Driverless cars, playing games against computers and more precise medical diagnoses have made headlines in the 2010s. All of these are made possible by one powerful development—artificial intelligence.
Artificial intelligence, or AI, is broadly defined as using machines to perform tasks normally done by humans, whether it’s challenging a human to a game of chess, automatically filtering spam out of your inbox or interpreting medical imagery for accurate patient care. Most applications require creating more sophisticated algorithms to make computers faster and more precise—a field that’s exploded over the last decade.
“It’s truly remarkable how far we’ve come in this field of advanced science,” said Ervin Sejdic, associate professor of electrical and computer engineering at the University of Pittsburgh, who specializes in intelligent systems.
Pitt has enjoyed a front-row seat to AI testing in the city of Pittsburgh recently, with autonomous vehicle testing by multiple companies and smart robots in innovation labs, as well as research in fields such as medicine and education coming out of the University itself.
Sejdic’s current research is in medical applications for AI, including one study he co-authored that used AI to interpret sensor positioning and movement of the hyoid bone during swallowing. This noninvasive tracking could be used to treat and rehabilitate patients who have trouble swallowing due to injury or disease.
Despite advances like these, Sejdic believes the next decade will bring an “AI winter” as real-life applications catch up to the sheer power of new technologies and algorithms.
“There is too much hype going on, and many researchers, scientists and engineers will leave the field as they realize that the true power of AI lies in data and applications,” he said. “And without a thorough understanding of real-life needs in various applications, it will be difficult to create more algorithms and solutions. People that always did AI, data science and machine learning research will be still there, but many people currently involved in this world will move on to the next topic du jour.”
Sejdic believes the “true power” will be in the automation of tasks.
“If you’re a radiologist and AI is used to identify cancerous spots on lungs, you can focus on other tasks such as determining the best treatment options for patients. It would improve the workplace for everyone involved,” he said.
“There’s a lot of excitement about AI. One misconception is that people want to use AI to replace teachers and other workers, but that’s not at all where the research is headed,” said Litman.
Rather, Litman said, the future lies within how AI can be used in tandem with teachers to facilitate tasks that the computer can do, but quicker and easier.
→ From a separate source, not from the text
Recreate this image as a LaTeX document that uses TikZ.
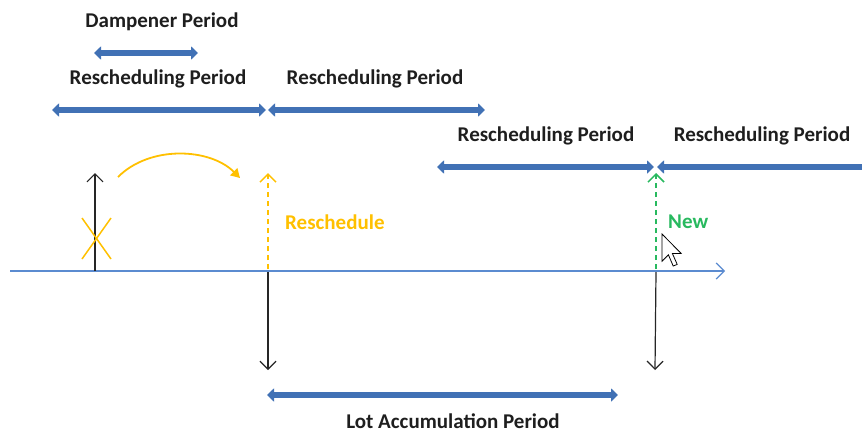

This will free teachers to devote their time to more complicated aspects of the job, such as guiding classroom discussions or making sure students are getting equitable opportunities to learn in class.
She said that there’s a lot of interest in using AI to develop systems to support personalized education—like giving students more personalized feedback on their work.
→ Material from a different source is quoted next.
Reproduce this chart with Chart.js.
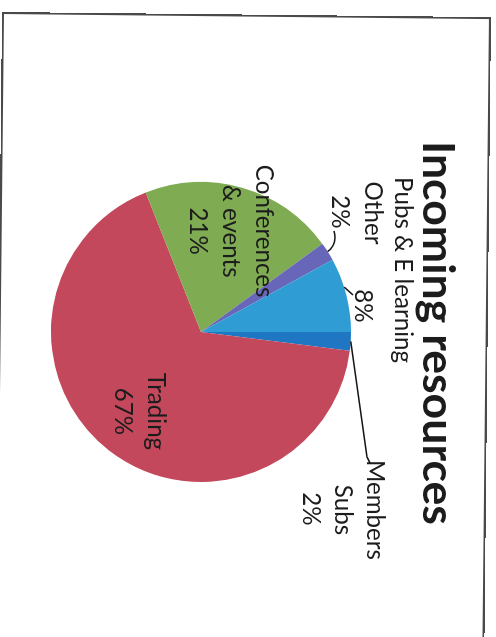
<!DOCTYPE html>
<html>
<head>
<meta charset="utf-8">
<script src="https://cdn.jsdelivr.net/npm/chart.js@4.4.1/dist/chart.umd.min.js"></script>
<style>
  html, body { margin: 0; padding: 0; background: #fff; overflow: hidden; }
  #page { position: relative; width: 496px; height: 637px; overflow: hidden; }
  #turn { position: absolute; left: 0; top: 0; width: 637px; height: 496px; transform-origin: 0 0; transform: translate(496px, 0) rotate(90deg); }
  #frame { position: absolute; left: 2px; top: 12px; width: 485px; height: 700px; border: 2px solid #4a4a4a; border-bottom: none; transform-origin: 0 0; transform: rotate(0.6deg); }
</style>
</head>
<body>
<div id="page">
  <div id="turn"><canvas id="incomeChart" width="637" height="496"></canvas></div>
  <div id="frame"></div>
</div>
<script>
const titleText = "Incoming resources";
const categories = ["Members\nSubs", "Trading", "Conferences\n& events", "Other", "Pubs & E learning"];
const values = [2, 67, 21, 2, 8];
const colors = ["#1f77c3", "#c3485c", "#7fab52", "#6766b8", "#2f9dd4"];

const fontFamily = "Lato, 'Open Sans', sans-serif";

// where each label goes (offsets from the pie centre, chart frame before rotation)
const placement = [
  { lines: [[178, -166], [178, -134], [177, -102]], leader: { da: 0, pts: [[125, -166], [131, -169]] } },
  { inside: 0.67 },
  { inside: 0.70 },
  { lines: [[-119, -164], [-120, -131]], leader: { da: 0, ctrl: [-88, -137], pts: [[-101, -133]] } },
  { lines: [[-62, -194], [-26, -154]], leader: { da: -3, pts: [[-37, -152]] } }
];

function fitSize(ctx, text, weight, target) {
  ctx.font = weight + " 100px " + fontFamily;
  return 100 * target / ctx.measureText(text).width;
}

const sliceLabels = {
  id: "sliceLabels",
  afterDatasetsDraw(chart) {
    const ctx = chart.ctx;
    const meta = chart.getDatasetMeta(0);
    const total = values.reduce((a, b) => a + b, 0);
    const cx = meta.data[0].x, cy = meta.data[0].y;
    const r = meta.data[0].outerRadius;

    ctx.save();
    ctx.fillStyle = "#1c1c1c";
    ctx.textAlign = "center";

    const titleSize = fitSize(ctx, titleText, "bold", 384);
    ctx.font = "bold " + titleSize + "px " + fontFamily;
    ctx.textBaseline = "alphabetic";
    ctx.fillText(titleText, cx + 1, 73);

    const labelSize = fitSize(ctx, "Pubs & E learning", "normal", 186);
    ctx.font = labelSize + "px " + fontFamily;

    meta.data.forEach((arc, i) => {
      const p = placement[i];
      const lines = categories[i].split("\n").concat(Math.round(values[i] / total * 100) + "%");
      const mid = (arc.startAngle + arc.endAngle) / 2;
      if (p.inside) {
        const ax = cx + Math.cos(mid) * r * p.inside;
        const ay = cy + Math.sin(mid) * r * p.inside;
        ctx.textBaseline = "middle";
        const lh = 33;
        lines.forEach((t, k) => {
          ctx.fillText(t, ax, ay + (k - (lines.length - 1) / 2) * lh);
        });
        return;
      }
      if (i === 4) {
        // "Pubs & E learning" sits on one line, the percentage below it
        lines.splice(0, lines.length, categories[i], lines[lines.length - 1]);
      }
      ctx.textBaseline = "alphabetic";
      lines.forEach((t, k) => {
        ctx.fillText(t, cx + p.lines[k][0], cy + p.lines[k][1]);
      });

      const L = p.leader;
      const a = mid + L.da * Math.PI / 180;
      ctx.beginPath();
      ctx.strokeStyle = "#151515";
      ctx.lineWidth = 1.5;
      ctx.moveTo(cx + Math.cos(a) * r, cy + Math.sin(a) * r);
      L.pts.forEach((pt, k) => {
        if (k === 0 && L.ctrl) {
          ctx.quadraticCurveTo(cx + L.ctrl[0], cy + L.ctrl[1], cx + pt[0], cy + pt[1]);
        } else {
          ctx.lineTo(cx + pt[0], cy + pt[1]);
        }
      });
      ctx.stroke();
    });
    ctx.restore();
  }
};

const ctx = document.getElementById("incomeChart").getContext("2d");
const chart = new Chart(ctx, {
  type: "pie",
  data: {
    labels: categories,
    datasets: [{
      data: values,
      backgroundColor: colors,
      borderWidth: 0,
      radius: 150
    }]
  },
  options: {
    responsive: false,
    animation: false,
    events: [],
    rotation: 0,
    layout: { padding: { left: 182, right: 155, top: 145, bottom: 51 } },
    plugins: {
      legend: { display: false },
      title: { display: false },
      tooltip: { enabled: false }
    }
  },
  plugins: [sliceLabels]
});
</script>
</body>
</html>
“In addition to seeing more feedback on student papers, we’ll see a lot more computer-based tools to help students with their academic writing,” said Amanda Godley, center associate at LRDC and professor in the School of Education. “And that will mean that students will get more feedback because they’re not only relying on their instructors.”
While a computer program can’t grade a paper by itself, it can address patterns of grammatical errors or illogical reasoning in a particular student’s piece of writing, leaving the instructor to coach the writer to address those issues, for example.
Litman and Godley have been working together since 2012 studying the use of AI in education. Their most recent collaboration is focusing on helping teachers navigate what’s going on in their own classrooms.
In October 2019, Godley and Litman were awarded a grant from the National Science Foundation to develop a computer-driven interface for English teachers to test the ways in which their in-class discussions, or classroom talks as Godley calls them, are productive for student learning. The tech measures this through specificity of student language, the argumentative structure of their claims and the collaborative nature of their discussion.
“Good classroom talk has such a connection to student learning,” said Godley. In the years ahead, she said to expect more accurate and more frequent feedback on classroom talks—to benefit both teachers and students.
“The teacher and the student can look at the data and think: Do I need to explain my ideas more? Where are opportunities where I can question my classmates more often, or ask more open-ended questions?”
And though developments in AI bring promise for the future across many different fields of research, Litman said challenges will come with it.
“Another area that is salient now, for AI in general, is recognizing that a lot of these systems have bias built into them, so there’s more of an interest in ethical issues,” said Litman. “There’s a huge concern for privacy in the data we collect and how it’s being used—so it creates technical challenges.”
In addition to privacy worries, Godley said it’s important that educators understand the limits of what AI can do. “For instance, one of the computer-driven interfaces we developed to provide feedback on teacher talk can detect the frequency of teachers’ open-ended questions with good accuracy across five or six class sessions but not on a single question or class session. Therefore, teachers and researchers should not use it to get feedback on or assess just one class session,” she said.
And while some fear that AI will replace humans and lead to fewer jobs, Sejdic predicts that AI will create more jobs than it will kill. He said the growing demand for skilled workers who can program and adjust machinery will actually mean more opportunities for work and education.
“There will always be a need for human workers, even in an AI-friendly future,” he said.